» AIM OF THE EXERCISE
Exactly reproduce the lines that run from the one containing "Generate a LaTeX" through the one containing "(3.5,3.5) -- (645,3.5);", ends included, with no pictures.
⁂
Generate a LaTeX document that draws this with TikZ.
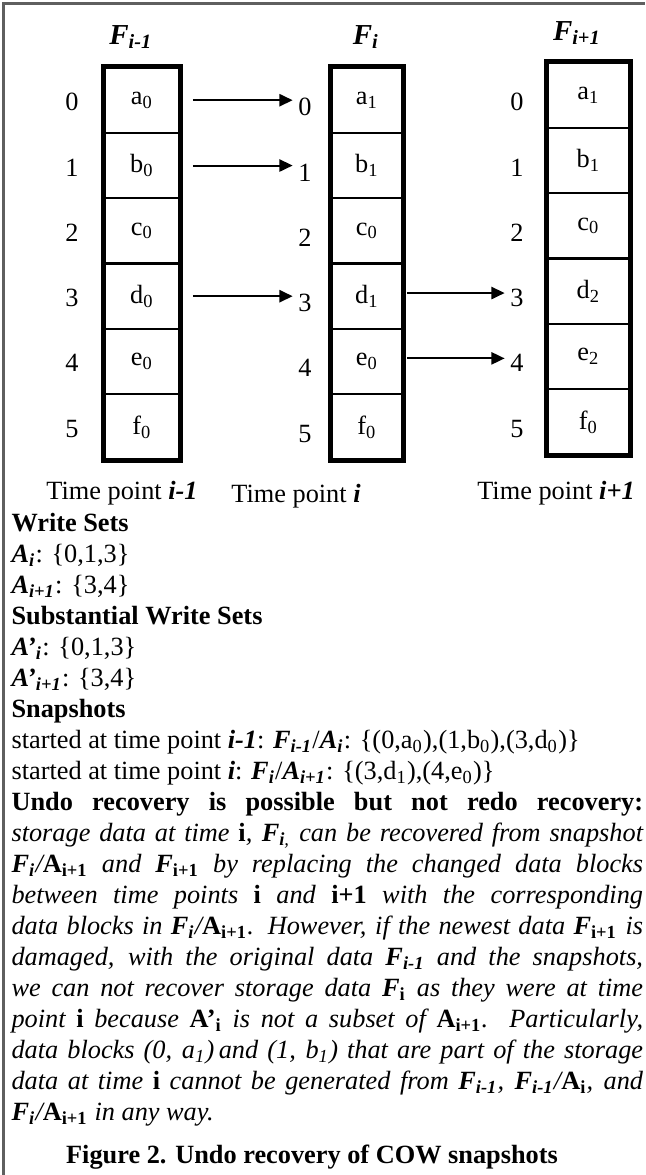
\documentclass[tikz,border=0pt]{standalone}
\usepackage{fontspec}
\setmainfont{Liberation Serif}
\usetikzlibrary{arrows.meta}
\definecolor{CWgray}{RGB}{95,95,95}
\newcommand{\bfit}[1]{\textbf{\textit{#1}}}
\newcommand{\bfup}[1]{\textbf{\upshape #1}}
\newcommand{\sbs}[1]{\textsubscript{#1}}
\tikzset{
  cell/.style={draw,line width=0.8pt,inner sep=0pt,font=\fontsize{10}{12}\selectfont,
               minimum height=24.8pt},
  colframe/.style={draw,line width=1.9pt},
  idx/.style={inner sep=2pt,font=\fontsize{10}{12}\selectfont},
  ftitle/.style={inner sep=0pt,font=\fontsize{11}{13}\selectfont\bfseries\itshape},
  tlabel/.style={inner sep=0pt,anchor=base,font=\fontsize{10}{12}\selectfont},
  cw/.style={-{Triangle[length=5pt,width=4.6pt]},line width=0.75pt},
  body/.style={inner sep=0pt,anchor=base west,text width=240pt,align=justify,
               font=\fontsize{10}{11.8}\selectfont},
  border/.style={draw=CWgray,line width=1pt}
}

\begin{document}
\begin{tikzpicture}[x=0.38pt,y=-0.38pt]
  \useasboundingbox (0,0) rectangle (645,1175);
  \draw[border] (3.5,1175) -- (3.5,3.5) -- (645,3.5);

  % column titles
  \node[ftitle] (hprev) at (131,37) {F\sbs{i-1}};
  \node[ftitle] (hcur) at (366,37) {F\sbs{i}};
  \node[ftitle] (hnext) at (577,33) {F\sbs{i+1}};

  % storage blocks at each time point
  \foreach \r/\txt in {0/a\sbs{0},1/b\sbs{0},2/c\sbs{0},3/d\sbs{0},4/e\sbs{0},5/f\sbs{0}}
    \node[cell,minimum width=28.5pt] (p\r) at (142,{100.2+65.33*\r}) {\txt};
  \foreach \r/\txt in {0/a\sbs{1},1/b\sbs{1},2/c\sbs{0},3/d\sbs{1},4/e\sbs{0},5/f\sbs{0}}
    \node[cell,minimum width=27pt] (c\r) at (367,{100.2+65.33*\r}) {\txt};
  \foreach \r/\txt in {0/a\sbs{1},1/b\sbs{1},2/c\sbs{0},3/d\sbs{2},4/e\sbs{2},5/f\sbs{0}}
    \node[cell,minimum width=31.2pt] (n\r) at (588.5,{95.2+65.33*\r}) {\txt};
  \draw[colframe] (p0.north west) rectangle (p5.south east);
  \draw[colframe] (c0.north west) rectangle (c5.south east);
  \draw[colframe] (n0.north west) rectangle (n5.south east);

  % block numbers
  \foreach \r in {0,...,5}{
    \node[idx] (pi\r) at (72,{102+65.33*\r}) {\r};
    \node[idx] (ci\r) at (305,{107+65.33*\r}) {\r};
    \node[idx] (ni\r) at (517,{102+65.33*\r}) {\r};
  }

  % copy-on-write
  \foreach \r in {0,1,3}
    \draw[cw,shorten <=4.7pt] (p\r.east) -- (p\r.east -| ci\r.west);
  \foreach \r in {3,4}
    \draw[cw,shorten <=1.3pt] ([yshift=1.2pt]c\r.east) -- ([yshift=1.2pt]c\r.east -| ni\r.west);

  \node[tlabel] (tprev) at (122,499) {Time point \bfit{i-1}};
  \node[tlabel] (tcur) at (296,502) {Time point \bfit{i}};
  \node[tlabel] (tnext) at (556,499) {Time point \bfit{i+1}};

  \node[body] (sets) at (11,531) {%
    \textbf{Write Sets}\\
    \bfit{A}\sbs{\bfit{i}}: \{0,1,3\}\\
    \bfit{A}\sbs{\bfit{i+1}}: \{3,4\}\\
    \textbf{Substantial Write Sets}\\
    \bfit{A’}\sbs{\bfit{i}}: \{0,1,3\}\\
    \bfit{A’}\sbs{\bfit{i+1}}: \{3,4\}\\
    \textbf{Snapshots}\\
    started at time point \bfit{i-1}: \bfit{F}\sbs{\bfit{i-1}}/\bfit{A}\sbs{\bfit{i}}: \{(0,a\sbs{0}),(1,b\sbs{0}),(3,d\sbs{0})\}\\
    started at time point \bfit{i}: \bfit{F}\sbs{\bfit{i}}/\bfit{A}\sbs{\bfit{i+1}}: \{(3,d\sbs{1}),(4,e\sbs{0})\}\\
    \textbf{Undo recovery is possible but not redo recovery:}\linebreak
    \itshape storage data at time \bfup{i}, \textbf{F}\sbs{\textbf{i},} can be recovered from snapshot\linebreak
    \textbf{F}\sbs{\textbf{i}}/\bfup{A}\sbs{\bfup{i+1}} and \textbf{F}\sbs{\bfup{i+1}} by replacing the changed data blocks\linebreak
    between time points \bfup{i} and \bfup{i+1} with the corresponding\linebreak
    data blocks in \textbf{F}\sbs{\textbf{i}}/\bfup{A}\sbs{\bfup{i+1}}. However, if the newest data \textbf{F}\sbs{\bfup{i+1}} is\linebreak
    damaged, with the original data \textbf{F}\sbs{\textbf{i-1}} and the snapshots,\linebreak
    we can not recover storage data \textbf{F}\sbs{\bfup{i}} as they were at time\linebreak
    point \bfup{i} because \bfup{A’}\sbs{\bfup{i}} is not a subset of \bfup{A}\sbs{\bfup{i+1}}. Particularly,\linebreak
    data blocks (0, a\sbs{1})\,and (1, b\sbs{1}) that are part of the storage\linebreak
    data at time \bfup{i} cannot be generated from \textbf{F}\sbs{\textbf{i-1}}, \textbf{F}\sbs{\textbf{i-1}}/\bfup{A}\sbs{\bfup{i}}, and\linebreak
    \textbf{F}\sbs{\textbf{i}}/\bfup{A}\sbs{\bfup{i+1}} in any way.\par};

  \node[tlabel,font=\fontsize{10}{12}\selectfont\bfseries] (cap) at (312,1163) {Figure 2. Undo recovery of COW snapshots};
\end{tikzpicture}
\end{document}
⁂
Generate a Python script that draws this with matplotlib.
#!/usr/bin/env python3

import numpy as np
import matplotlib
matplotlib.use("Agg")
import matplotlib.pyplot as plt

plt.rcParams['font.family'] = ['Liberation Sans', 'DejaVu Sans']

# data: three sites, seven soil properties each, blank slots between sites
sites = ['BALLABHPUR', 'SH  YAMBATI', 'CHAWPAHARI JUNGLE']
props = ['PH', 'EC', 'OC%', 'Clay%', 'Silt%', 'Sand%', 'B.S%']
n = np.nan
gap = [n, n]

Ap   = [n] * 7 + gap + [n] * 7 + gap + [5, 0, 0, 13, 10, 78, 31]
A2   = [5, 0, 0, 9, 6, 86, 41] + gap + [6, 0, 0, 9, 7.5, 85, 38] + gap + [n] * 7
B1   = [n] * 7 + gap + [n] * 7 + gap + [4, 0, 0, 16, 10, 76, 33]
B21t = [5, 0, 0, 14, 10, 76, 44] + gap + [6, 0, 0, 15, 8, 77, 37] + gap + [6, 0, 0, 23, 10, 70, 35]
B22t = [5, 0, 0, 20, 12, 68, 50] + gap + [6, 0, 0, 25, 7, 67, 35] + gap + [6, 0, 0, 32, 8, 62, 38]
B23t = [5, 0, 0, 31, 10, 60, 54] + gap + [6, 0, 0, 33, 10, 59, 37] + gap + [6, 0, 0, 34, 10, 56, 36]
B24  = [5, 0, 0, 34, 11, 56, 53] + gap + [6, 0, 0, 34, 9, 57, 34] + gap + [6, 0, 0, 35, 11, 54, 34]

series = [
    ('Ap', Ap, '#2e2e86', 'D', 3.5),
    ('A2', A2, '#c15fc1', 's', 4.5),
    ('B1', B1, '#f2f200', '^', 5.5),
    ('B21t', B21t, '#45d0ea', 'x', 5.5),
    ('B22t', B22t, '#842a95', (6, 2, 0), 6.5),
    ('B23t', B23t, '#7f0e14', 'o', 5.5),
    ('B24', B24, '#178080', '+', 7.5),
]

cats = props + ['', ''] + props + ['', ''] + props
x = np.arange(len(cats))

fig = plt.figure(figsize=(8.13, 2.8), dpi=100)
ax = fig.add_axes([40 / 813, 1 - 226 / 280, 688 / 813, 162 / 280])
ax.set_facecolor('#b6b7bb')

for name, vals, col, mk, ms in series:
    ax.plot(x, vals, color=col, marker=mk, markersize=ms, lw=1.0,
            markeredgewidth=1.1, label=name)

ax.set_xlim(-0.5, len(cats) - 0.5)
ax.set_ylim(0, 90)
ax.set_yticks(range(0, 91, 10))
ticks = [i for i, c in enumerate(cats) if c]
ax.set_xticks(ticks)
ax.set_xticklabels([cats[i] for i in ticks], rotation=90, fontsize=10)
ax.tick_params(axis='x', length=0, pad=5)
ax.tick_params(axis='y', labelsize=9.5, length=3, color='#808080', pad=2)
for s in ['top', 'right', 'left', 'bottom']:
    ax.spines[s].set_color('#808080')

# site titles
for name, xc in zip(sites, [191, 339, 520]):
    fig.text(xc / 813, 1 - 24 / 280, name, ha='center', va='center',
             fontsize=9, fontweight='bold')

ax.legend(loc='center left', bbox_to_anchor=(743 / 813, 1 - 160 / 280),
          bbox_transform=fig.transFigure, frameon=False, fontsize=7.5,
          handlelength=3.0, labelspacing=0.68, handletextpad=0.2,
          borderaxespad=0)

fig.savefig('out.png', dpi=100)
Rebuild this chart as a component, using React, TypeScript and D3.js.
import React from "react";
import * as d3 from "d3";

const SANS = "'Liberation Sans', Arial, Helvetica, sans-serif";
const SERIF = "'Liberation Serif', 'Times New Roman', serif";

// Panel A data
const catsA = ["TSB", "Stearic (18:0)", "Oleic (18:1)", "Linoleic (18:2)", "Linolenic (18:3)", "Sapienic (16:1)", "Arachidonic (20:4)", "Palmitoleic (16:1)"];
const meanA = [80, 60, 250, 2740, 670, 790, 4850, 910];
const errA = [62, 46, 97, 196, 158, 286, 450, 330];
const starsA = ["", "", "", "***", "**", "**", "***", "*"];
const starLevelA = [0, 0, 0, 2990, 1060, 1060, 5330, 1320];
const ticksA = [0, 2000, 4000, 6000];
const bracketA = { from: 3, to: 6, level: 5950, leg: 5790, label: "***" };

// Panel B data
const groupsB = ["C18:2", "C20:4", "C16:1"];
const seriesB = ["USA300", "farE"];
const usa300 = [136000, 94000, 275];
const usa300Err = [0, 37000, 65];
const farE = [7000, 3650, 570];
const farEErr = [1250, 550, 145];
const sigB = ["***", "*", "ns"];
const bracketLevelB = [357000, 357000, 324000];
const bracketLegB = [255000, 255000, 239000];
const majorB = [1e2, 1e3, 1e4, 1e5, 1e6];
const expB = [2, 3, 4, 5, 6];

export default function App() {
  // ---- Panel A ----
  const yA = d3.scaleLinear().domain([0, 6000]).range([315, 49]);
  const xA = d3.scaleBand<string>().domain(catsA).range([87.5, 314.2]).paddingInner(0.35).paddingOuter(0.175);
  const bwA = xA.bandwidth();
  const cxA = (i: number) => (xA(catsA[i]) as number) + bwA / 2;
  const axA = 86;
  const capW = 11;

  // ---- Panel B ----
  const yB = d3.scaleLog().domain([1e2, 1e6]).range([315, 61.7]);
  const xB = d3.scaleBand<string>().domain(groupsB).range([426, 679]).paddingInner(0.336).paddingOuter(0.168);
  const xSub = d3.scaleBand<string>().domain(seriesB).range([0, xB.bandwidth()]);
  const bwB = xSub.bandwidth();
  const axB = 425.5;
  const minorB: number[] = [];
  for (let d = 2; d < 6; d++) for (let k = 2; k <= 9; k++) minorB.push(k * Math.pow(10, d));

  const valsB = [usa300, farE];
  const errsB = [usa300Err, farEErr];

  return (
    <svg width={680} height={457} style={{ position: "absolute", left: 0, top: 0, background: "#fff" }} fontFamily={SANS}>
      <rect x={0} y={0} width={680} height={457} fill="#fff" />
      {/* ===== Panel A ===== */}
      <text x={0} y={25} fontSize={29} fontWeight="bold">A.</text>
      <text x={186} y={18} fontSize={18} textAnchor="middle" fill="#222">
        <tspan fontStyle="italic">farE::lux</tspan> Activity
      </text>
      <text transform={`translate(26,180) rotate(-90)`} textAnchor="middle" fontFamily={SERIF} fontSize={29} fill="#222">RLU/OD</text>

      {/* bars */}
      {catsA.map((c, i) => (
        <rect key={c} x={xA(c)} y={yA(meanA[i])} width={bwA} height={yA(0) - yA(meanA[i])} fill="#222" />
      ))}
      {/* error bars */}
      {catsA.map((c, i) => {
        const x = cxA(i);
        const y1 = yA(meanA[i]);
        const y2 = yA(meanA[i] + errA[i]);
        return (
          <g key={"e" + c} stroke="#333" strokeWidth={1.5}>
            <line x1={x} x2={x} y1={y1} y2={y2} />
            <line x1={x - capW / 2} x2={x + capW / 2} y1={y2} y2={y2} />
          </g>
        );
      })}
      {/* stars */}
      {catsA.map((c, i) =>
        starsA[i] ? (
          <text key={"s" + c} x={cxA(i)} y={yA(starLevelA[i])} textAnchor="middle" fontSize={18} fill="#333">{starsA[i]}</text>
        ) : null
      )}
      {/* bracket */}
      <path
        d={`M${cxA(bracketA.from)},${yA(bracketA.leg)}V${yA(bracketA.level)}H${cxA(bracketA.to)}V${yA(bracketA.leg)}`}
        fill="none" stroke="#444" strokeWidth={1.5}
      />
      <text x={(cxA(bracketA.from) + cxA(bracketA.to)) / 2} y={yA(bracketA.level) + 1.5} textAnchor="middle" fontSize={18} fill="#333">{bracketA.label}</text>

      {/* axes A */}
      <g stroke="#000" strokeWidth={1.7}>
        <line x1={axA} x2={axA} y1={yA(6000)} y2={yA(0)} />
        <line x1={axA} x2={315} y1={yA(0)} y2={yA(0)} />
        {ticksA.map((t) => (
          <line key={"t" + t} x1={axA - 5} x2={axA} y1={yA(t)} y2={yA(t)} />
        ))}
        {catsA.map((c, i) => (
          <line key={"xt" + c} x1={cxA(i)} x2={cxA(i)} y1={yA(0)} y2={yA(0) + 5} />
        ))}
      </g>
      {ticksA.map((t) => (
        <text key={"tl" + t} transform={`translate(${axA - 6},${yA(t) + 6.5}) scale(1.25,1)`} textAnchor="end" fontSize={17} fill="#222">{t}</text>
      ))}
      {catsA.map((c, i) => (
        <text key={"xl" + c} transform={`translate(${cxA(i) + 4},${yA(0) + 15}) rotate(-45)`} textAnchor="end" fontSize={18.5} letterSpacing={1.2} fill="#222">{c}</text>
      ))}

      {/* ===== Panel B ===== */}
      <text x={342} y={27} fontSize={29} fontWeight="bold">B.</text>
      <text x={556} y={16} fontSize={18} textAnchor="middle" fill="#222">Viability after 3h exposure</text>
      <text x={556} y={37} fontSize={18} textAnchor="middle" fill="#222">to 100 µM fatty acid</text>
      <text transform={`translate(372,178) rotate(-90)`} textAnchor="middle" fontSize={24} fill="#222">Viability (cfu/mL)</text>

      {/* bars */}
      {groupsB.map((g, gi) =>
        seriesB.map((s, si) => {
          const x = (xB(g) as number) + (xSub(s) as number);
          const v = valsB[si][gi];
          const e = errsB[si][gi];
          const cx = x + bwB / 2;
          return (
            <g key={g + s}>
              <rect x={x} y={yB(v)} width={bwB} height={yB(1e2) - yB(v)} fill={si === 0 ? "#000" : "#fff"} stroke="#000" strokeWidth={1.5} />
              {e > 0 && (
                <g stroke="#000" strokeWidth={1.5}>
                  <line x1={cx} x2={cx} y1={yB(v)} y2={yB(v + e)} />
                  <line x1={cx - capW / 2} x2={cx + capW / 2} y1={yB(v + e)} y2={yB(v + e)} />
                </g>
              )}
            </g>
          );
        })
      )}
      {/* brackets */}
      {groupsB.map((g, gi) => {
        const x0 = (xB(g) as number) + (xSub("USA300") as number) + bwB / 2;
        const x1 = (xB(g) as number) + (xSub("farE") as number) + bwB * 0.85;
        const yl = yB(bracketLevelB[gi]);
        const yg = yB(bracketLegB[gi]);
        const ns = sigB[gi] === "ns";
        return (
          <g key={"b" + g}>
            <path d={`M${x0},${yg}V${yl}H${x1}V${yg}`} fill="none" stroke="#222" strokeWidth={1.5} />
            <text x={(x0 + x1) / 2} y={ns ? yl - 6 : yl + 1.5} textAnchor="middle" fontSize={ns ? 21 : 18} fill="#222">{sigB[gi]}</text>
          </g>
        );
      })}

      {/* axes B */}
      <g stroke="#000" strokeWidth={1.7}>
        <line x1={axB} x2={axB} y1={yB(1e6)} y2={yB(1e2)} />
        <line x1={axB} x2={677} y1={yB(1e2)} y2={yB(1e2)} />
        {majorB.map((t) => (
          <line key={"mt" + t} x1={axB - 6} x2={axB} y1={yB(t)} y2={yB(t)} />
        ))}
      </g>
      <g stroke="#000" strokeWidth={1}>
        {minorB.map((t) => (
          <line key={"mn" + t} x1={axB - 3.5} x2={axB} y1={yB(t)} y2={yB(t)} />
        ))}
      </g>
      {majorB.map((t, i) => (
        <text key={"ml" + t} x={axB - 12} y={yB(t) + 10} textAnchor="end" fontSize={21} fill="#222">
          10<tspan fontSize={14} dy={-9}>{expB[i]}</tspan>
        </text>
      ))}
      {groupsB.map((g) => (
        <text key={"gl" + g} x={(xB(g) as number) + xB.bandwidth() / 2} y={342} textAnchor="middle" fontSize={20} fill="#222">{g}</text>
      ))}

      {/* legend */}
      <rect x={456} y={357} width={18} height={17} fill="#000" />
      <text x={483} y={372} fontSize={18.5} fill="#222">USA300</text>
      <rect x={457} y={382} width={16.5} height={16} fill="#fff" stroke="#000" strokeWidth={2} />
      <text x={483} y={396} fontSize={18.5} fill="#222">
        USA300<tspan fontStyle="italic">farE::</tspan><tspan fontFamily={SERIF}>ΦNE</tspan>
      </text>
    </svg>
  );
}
⁂
» ANSWER FOR THIS EXERCISE
Generate a LaTeX document that draws this with TikZ.
\documentclass[tikz,border=0pt]{standalone}
\usepackage{fontspec}
\setmainfont{Liberation Serif}
\usetikzlibrary{arrows.meta}
\definecolor{CWgray}{RGB}{95,95,95}
\newcommand{\bfit}[1]{\textbf{\textit{#1}}}
\newcommand{\bfup}[1]{\textbf{\upshape #1}}
\newcommand{\sbs}[1]{\textsubscript{#1}}
\tikzset{
  cell/.style={draw,line width=0.8pt,inner sep=0pt,font=\fontsize{10}{12}\selectfont,
               minimum height=24.8pt},
  colframe/.style={draw,line width=1.9pt},
  idx/.style={inner sep=2pt,font=\fontsize{10}{12}\selectfont},
  ftitle/.style={inner sep=0pt,font=\fontsize{11}{13}\selectfont\bfseries\itshape},
  tlabel/.style={inner sep=0pt,anchor=base,font=\fontsize{10}{12}\selectfont},
  cw/.style={-{Triangle[length=5pt,width=4.6pt]},line width=0.75pt},
  body/.style={inner sep=0pt,anchor=base west,text width=240pt,align=justify,
               font=\fontsize{10}{11.8}\selectfont},
  border/.style={draw=CWgray,line width=1pt}
}

\begin{document}
\begin{tikzpicture}[x=0.38pt,y=-0.38pt]
  \useasboundingbox (0,0) rectangle (645,1175);
  \draw[border] (3.5,1175) -- (3.5,3.5) -- (645,3.5);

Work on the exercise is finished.